Back in the 1970s, I was a fan of a weekly TV program called "Little House on the Prairie," which depicted the life of author Laura Ingalls Wilder as a child and young woman on the American frontier. The show was schmaltzy at times, I admit, but it was also educational. And it provided a yardstick by which to measure the "progress"--if you can call it that--we had made in our country.
In the days when the show aired on prime-time television, there was a stark contrast between the lives of the characters on the program--who were early American pioneers--and the lives of the average modern American. The pioneers lived a hard life, fighting to survive in often harsh conditions.

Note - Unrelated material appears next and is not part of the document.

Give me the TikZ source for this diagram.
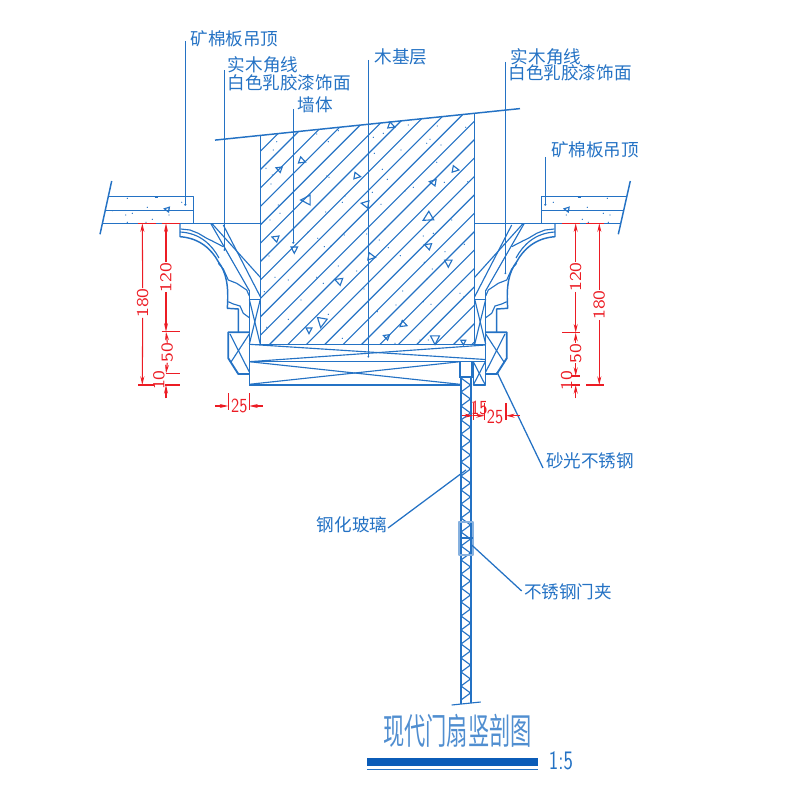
\documentclass[tikz,border=0pt]{standalone}
\usepackage{fontspec}
\newfontfamily\cjk{Noto Sans CJK SC}
\usetikzlibrary{arrows.meta}
\definecolor{cadblue}{HTML}{2472C4}
\definecolor{cadred}{HTML}{EC1C24}
\definecolor{barblue}{HTML}{0B5CB8}
\tikzset{
  part/.style={draw=cadblue, line width=1.1pt, line join=round},
  thin part/.style={draw=cadblue, line width=.85pt},
  leader/.style={draw=cadblue, line width=.95pt},
  dim/.style={draw=cadred, line width=.8pt},
  dimtip/.style={dim, -{Stealth[length=6.5pt,width=3pt,cadred]}},
  label/.style={text=cadblue, font=\cjk\fontsize{13.2}{14}\selectfont, inner sep=0pt},
  dimtext/.style={text=cadred, font=\sffamily\fontsize{15}{15}\selectfont, inner sep=0pt, xscale=.83},
}
\newcommand{\speck}[2]{\fill[cadblue] (#1,#2) circle[radius=.65];}
\newcommand{\triang}[4]{\draw[thin part] ([shift={(#1,#2)}]#4:#3) -- ([shift={(#1,#2)}]#4+125:#3) -- ([shift={(#1,#2)}]#4+235:#3) -- cycle;}
% one moulding, left hand; the right one is its mirror image
\newcommand{\moulding}{
\draw[part] (180,223.3) -- (180,236.7) .. controls (200,238) and (212,250) .. (218.3,261.7)
  .. controls (226,272) and (229,285) .. (227.3,308.3) -- (238.3,309) -- (238.3,332.3);
\draw[thin part] (180,232) .. controls (200,233) and (212,245) .. (219,258);
\draw[thin part] (180.7,229) -- (190,230) -- (198.3,233.3) -- (206.7,238.3) -- (211.7,240.7) -- (223.3,246.7);
\draw[thin part] (218.3,263.3) -- (223.3,269) -- (228.3,280) -- (236.7,283.3) -- (246.7,290) -- (249.3,296);
\draw[thin part] (228.3,301.7) -- (233.3,304) -- (240,306) -- (243.3,313.3) -- (249.3,317.7);
\draw[thin part] (211.7,223.3) -- (260.3,277.3);
\draw[thin part] (210.7,223.3) -- (249.3,290.7);
\draw[thin part] (223.3,225) -- (260.3,296.7);
\draw[part] (249.3,290) -- (249.3,344.3);
\draw[part] (249.3,299.3) -- (260.3,299.3);
\draw[thin part] (249.3,299.3) -- (260.3,344.3);
\draw[thin part] (260.3,299.3) -- (249.3,344.3);
\draw[part, line width=1.4pt] (249.3,332.3) -- (228.3,332.3) -- (228.3,358.3) -- (238.3,374) -- (249.3,374);
\draw[thin part] (230,334) -- (249.3,372);
\draw[thin part] (249.3,334) -- (231,362);
}
\begin{document}
\begin{tikzpicture}[x=.75pt,y=-.75pt]
\useasboundingbox (0,0) rectangle (804,806);
% wall
\begin{scope}
\clip (260.3,135.5) -- (474.3,113.3) -- (474.3,344.3) -- (260.3,344.3) -- cycle;
\foreach \k in {-12,...,11}{
  \pgfmathsetmacro{\c}{614+18.4*\k}
  \draw[thin part] (\c-90,90) -- (\c-360,360);
}
\end{scope}
\draw[part] (215,140.1) -- (520,108.6);
\draw[part] (260.3,135.5) -- (260.3,344.3);
\draw[part] (474.3,113.3) -- (474.3,344.3);
\foreach \x/\y/\r/\a in {
  279.3/169/3.6/200, 301.7/160.7/4/20, 306.7/200/6/180, 356.7/176/4/10, 365.7/204/4.5/190,
  275.7/238.3/4/200, 294.3/249.3/4/90, 339/281/4.5/200, 371/256.7/4.5/10, 428.3/217.3/6/150,
  428.3/246/4/200, 448.3/262.7/4.5/90, 433.3/182.3/4/190, 455/169.3/4/10, 391/125.7/4/20,
  309/330/3.6/90, 321.7/321.7/6/100, 386.7/336.7/3.5/200, 403.3/324.3/4/20, 435/339/5.5/90, 463.3/342/3/90}
  {\triang{\x}{\y}{\r}{\a}}
\foreach \x/\y in {
  276.7/141.7, 273.3/150, 266/168.3, 272.3/175, 271/184, 278.3/205, 280/213.3, 270/220,
  269/256, 275/277.3, 288.3/280, 264.3/291.7, 301/300, 288.3/319.3, 266.7/327.3, 316.7/134,
  328.3/141.7, 338.3/130.7, 326.7/176, 329/177.3, 345/196, 342.3/202.3, 325.7/212, 307.7/232.3,
  317.7/238.3, 324.3/246.7, 331/246, 344.3/235, 338.3/266, 356.7/271, 364/289, 323.3/283.3,
  316.7/277.3, 328.3/314.3, 342.3/338.3, 373.3/137.3, 383.3/133.3, 408.3/125, 437.3/126, 465.7/127.3,
  426.7/143.3, 430/139.3, 441/145, 401/150, 374.3/153.3, 382.3/169.3, 387.3/179.3, 372.3/192.3,
  381/204.3, 405/191, 413.3/187.3, 436.7/162.3, 444.3/182.3, 467.7/181.7, 451.7/220, 385/229,
  379.3/240, 366.7/234, 388.3/247.7, 400.3/255.7, 423.3/236, 433.3/233.3, 464.3/244.3, 445/251.7,
  424.3/262.3, 432.3/269, 426.7/279.3, 402.7/291, 460/293.3, 464/296.7, 423.3/301.7, 431/304.3,
  396/305, 377.3/311.7, 420/340, 428.3/340, 395/343.3}
  {\speck{\x}{\y}}
% left slab
\coordinate (brkL1) at (111.7,181);
\coordinate (brkL2) at (100,234.3);
\draw[part] (brkL1) -- (brkL2);
\draw[part] (109,196.7) -- (193.7,196.7) -- (193.7,223.3);
\draw[part] (105.7,210.3) -- (193.7,210.3);
\draw[part] (102.7,223.3) -- (260.3,223.3);
\draw[thin part] (154.5,197.3) -- (157.5,197.3);
\triang{167.3}{209.3}{3}{190}
\foreach \x/\y in {127.3/198.3, 147.3/207.3, 181.7/202.3, 112.3/210.7, 125.7/215, 132.3/213.3,
  168.7/209, 169/215, 152.3/219.3, 127.3/222.3, 146/222.3}
  {\speck{\x}{\y}}
% right slab
\coordinate (brkR1) at (630.3,181);
\coordinate (brkR2) at (618.3,234.3);
\draw[part] (brkR1) -- (brkR2);
\draw[part] (626,196.7) -- (541.3,196.7) -- (541.3,223.3);
\draw[part] (624,210.3) -- (541.3,210.3);
\draw[part] (621,223.3) -- (474.3,223.3);
\draw[thin part] (577.5,197.3) -- (580.5,197.3);
\triang{567}{209.3}{3}{190}
\foreach \x/\y in {553.3/202.3, 607.3/198.3, 587.3/207.3, 566.3/215, 603.3/213.3, 610/215,
  582.3/219.3, 588.3/222.3, 608.3/222.3}
  {\speck{\x}{\y}}
% mouldings
\moulding
\begin{scope}[shift={(735,0)},xscale=-1]
\moulding
\end{scope}
% boards
\draw[part] (249.3,344.3) rectangle (485.3,361.7);
\draw[thin part] (249.3,344.3) -- (485.3,359.5);
\draw[thin part] (249.3,361.7) -- (485.3,345);
\draw[part] (249.3,361.7) -- (249.3,384.6);
\draw[part, line width=1.4pt] (249.3,384.6) -- (460,384.6);
\draw[thin part] (249.3,361.7) -- (460,384.3);
\draw[thin part] (249.3,384.3) -- (460,361.7);
\draw[part] (473.3,361.7) rectangle (485.3,385);
\draw[thin part] (473.3,361.7) -- (485.3,385);
\draw[thin part] (485.3,361.7) -- (473.3,385);
\draw[part, line width=1.3pt] (460,361.7) -- (460,377);
\draw[part, line width=1.3pt] (471.7,361.7) -- (471.7,377);
% glass
\draw[part, line width=1.4pt] (459,377) -- (473,377);
\draw[part, line width=1.3pt] (460.7,377) -- (460.7,703.8);
\draw[part, line width=1.3pt] (471,377) -- (471,702.7);
\foreach \i in {0,2,...,44}{
  \draw[thin part] (461,378+7*\i) -- (470.5,378+7*\i+7) -- (461,378+7*\i+14);
}
\coordinate (brkG1) at (451.7,705);
\coordinate (brkG2) at (480.7,702);
\draw[thin part] (brkG1) -- (brkG2);
% door clip
\draw[part, draw=cadblue!55, line width=1.5pt] (459,521.7) rectangle (473.3,555);
\draw[part, line width=1.3pt] (460,538) -- (472.5,538);
% leaders
\node[label] (lblCeilL) at (234.5,39) {矿棉板吊顶};
\coordinate (tipCeilL) at (185.3,204.7);
\coordinate (topCeilL) at (185.3,41);
\draw[leader] (topCeilL) -- (tipCeilL);
\fill[cadblue] (tipCeilL) circle[radius=1.2];
\node[label] (lblTrimL) at (263,65) {实木角线};
\node[label] (lblPaintL) at (289,83) {白色乳胶漆饰面};
\coordinate (tipTrimL) at (224.3,250);
\coordinate (topTrimL) at (224.3,70);
\draw[leader] (topTrimL) -- (tipTrimL);
\fill[cadblue] (tipTrimL) circle[radius=1];
\node[label] (lblWall) at (315.5,105) {墙体};
\coordinate (tipWall) at (293.3,242.7);
\coordinate (topWall) at (293.3,109);
\draw[leader] (topWall) -- (tipWall);
\fill[cadblue] (tipWall) circle[radius=1.2];
\node[label] (lblBase) at (401,57) {木基层};
\coordinate (tipBase) at (368.3,356.7);
\coordinate (topBase) at (368.3,60);
\draw[leader] (topBase) -- (tipBase);
\fill[cadblue] (tipBase) circle[radius=1];
\node[label] (lblTrimR) at (546,57) {实木角线};
\node[label] (lblPaintR) at (570,73) {白色乳胶漆饰面};
\coordinate (tipTrimR) at (505.3,273.3);
\coordinate (topTrimR) at (505.3,62);
\draw[leader] (topTrimR) -- (tipTrimR);
\fill[cadblue] (tipTrimR) circle[radius=1];
\node[label] (lblCeilR) at (595,150) {矿棉板吊顶};
\coordinate (tipCeilR) at (545.3,204.7);
\coordinate (topCeilR) at (545.3,157);
\draw[leader] (topCeilR) -- (tipCeilR);
\fill[cadblue] (tipCeilR) circle[radius=1.2];
\node[label] (lblSteel) at (590,461) {砂光不锈钢};
\coordinate (tipSteel) at (497.3,372.7);
\coordinate (endSteel) at (543,468);
\draw[leader] (tipSteel) -- (endSteel);
\fill[cadblue] (tipSteel) circle[radius=1];
\node[label] (lblGlass) at (352,525) {钢化玻璃};
\coordinate (tipGlass) at (466,470);
\coordinate (endGlass) at (388,528);
\draw[leader] (endGlass) -- (tipGlass);
\node[label] (lblClip) at (568,592) {不锈钢门夹};
\coordinate (tipClip) at (471.7,545);
\coordinate (endClip) at (521.7,591);
\draw[leader] (tipClip) -- (endClip);
% dimensions, left
\draw[dim] (138.3,223.3) -- (155.7,223.3);
\draw[dim] (161.7,223.3) -- (180,223.3);
\draw[dim] (161.7,331.7) -- (180,331.7);
\draw[dim] (166,373.3) -- (180,373.3);
\draw[dim] (138.3,385) -- (154,385);
\draw[dim] (165,385) -- (180,385);
\node[dimtext, rotate=90] (dimL180) at (142.7,303) {180};
\node[dimtext, rotate=90] (dimL120) at (166,277.3) {120};
\node[dimtext, rotate=90] (dimL50) at (167.3,352.7) {50};
\node[dimtext, rotate=90] (dimL10) at (159,380) {10};
\draw[dimtip] (dimL180.east) -- (142.3,223.3);
\draw[dimtip] (dimL180.west) -- (142.3,385);
\draw[dimtip] (dimL120.east) -- (166,223.3);
\draw[dimtip] (dimL120.west) -- (166,331.7);
\draw[dimtip] (dimL50.east) -- (166,331.7);
\draw[dimtip] (dimL50.west) -- (166,373.3);
\coordinate (endL10) at (166,398.3);
\draw[dimtip] (endL10) -- (166,385);
% dimensions, right
\draw[dim] (562.3,223.3) -- (580,223.3);
\draw[dim] (586,223.3) -- (604,223.3);
\draw[dim] (562.3,332.7) -- (580,332.7);
\draw[dim] (571,376) -- (580,376);
\draw[dim] (572,385) -- (580,385);
\draw[dim] (586,385) -- (604,385);
\node[dimtext, rotate=90] (dimR120) at (575.7,277) {120};
\node[dimtext, rotate=90] (dimR180) at (599.3,305) {180};
\node[dimtext, rotate=90] (dimR50) at (575.7,353.3) {50};
\node[dimtext, rotate=90] (dimR10) at (566.7,380.7) {10};
\draw[dimtip] (dimR120.east) -- (575.7,223.3);
\draw[dimtip] (dimR120.west) -- (575.7,332.7);
\draw[dimtip] (dimR50.east) -- (575.7,332.7);
\draw[dimtip] (dimR50.west) -- (575.7,376);
\draw[dimtip] (dimR180.east) -- (599.3,223.3);
\draw[dimtip] (dimR180.west) -- (599.3,385);
\coordinate (endR10) at (575.7,398.3);
\draw[dimtip] (endR10) -- (575.7,385);
% dimensions, below
\draw[dim] (228.3,393.3) -- (228.3,410);
\draw[dim] (249.3,393.3) -- (249.3,410);
\node[dimtext] (dimB25) at (239.3,406) {25};
\coordinate (outB1) at (215,406);
\coordinate (outB2) at (262.7,406);
\draw[dimtip] (outB1) -- (228.3,406);
\draw[dimtip] (outB2) -- (249.3,406);
\draw[dim] (473.3,403) -- (473.3,420);
\draw[dim] (484.7,403) -- (484.7,420);
\draw[dim] (506,403) -- (506,420);
\node[dimtext] (dimB15) at (479.3,408) {15};
\node[dimtext] (dimB25r) at (495,416.5) {25};
\coordinate (outC1) at (461.7,415.7);
\coordinate (outC2) at (520,415.7);
\draw[dimtip] (outC1) -- (473.3,415.7);
\draw[dimtip] (473.3,415.7) -- (484.7,415.7);
\draw[dimtip] (outC2) -- (506,415.7);
% title
\node[text=cadblue!80, font=\cjk\fontsize{27}{28}\selectfont, inner sep=0pt, xscale=.59] (lblTitle) at (457.5,731) {现代门扇竖剖图};
\fill[barblue] (367,757.5) rectangle (538.3,766);
\draw[part] (367,769.3) -- (538.3,769.3);
\node[text=cadblue, font=\sffamily\fontsize{20}{20}\selectfont, inner sep=0pt, xscale=.75] (lblScale) at (561,761) {1:5};
\end{tikzpicture}
\end{document}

Modern-day citizens, on the other hand, had every convenience the technological age could provide. By comparison, their lives were easy. Today they are even easier.
But there was one thing the pioneers had that many modern Americans don't--close-knit, God-centered families. Family members worked, played and worshiped together. And most of the activities they engaged in, other than those directly related to survival, revolved around the local church.
Today there are more establishments for entertainment in our country than there are churches, and they have tended to separate families rather than bringing them together. There's very little "family time" anymore, either working or playing, and the lack of parent-child interaction has reduced the influence parents have on their offspring. The result is a generation of headstrong kids with few boundaries, underdeveloped consciences and an increased exposure to sin.
To me, that's not progress--and I'll wager you agree. But what can we do about it?
Certainly, we can't change the culture overnight. But we can change it a little at a time. All we have to do is consciously impart to the children of the next generation the biblical values we espouse. Whether we have the opportunity to nurture and train our own kids or influence someone else's, we have the power to make a difference.
Mothers especially have the potential to affect the future of this nation because of their role as carriers--and transmitters--of the culture. Poet William Ross Wallace exalted this role in the 1800s when he wrote of the "divine mission" women have to "keep the young heart open / always to the breath of God." He was perhaps the first to acknowledge that "The hand that rocks the cradle / Is the hand that rules the world."
It will take effort to do what is required--spending time with our children, teaching them the benefit of hard work, making God and church our focal point once again. But if we are faithful to take a stand in this hedonistic age, perhaps we, like the pioneers, will make real progress--and usher in a new era of godliness in our land.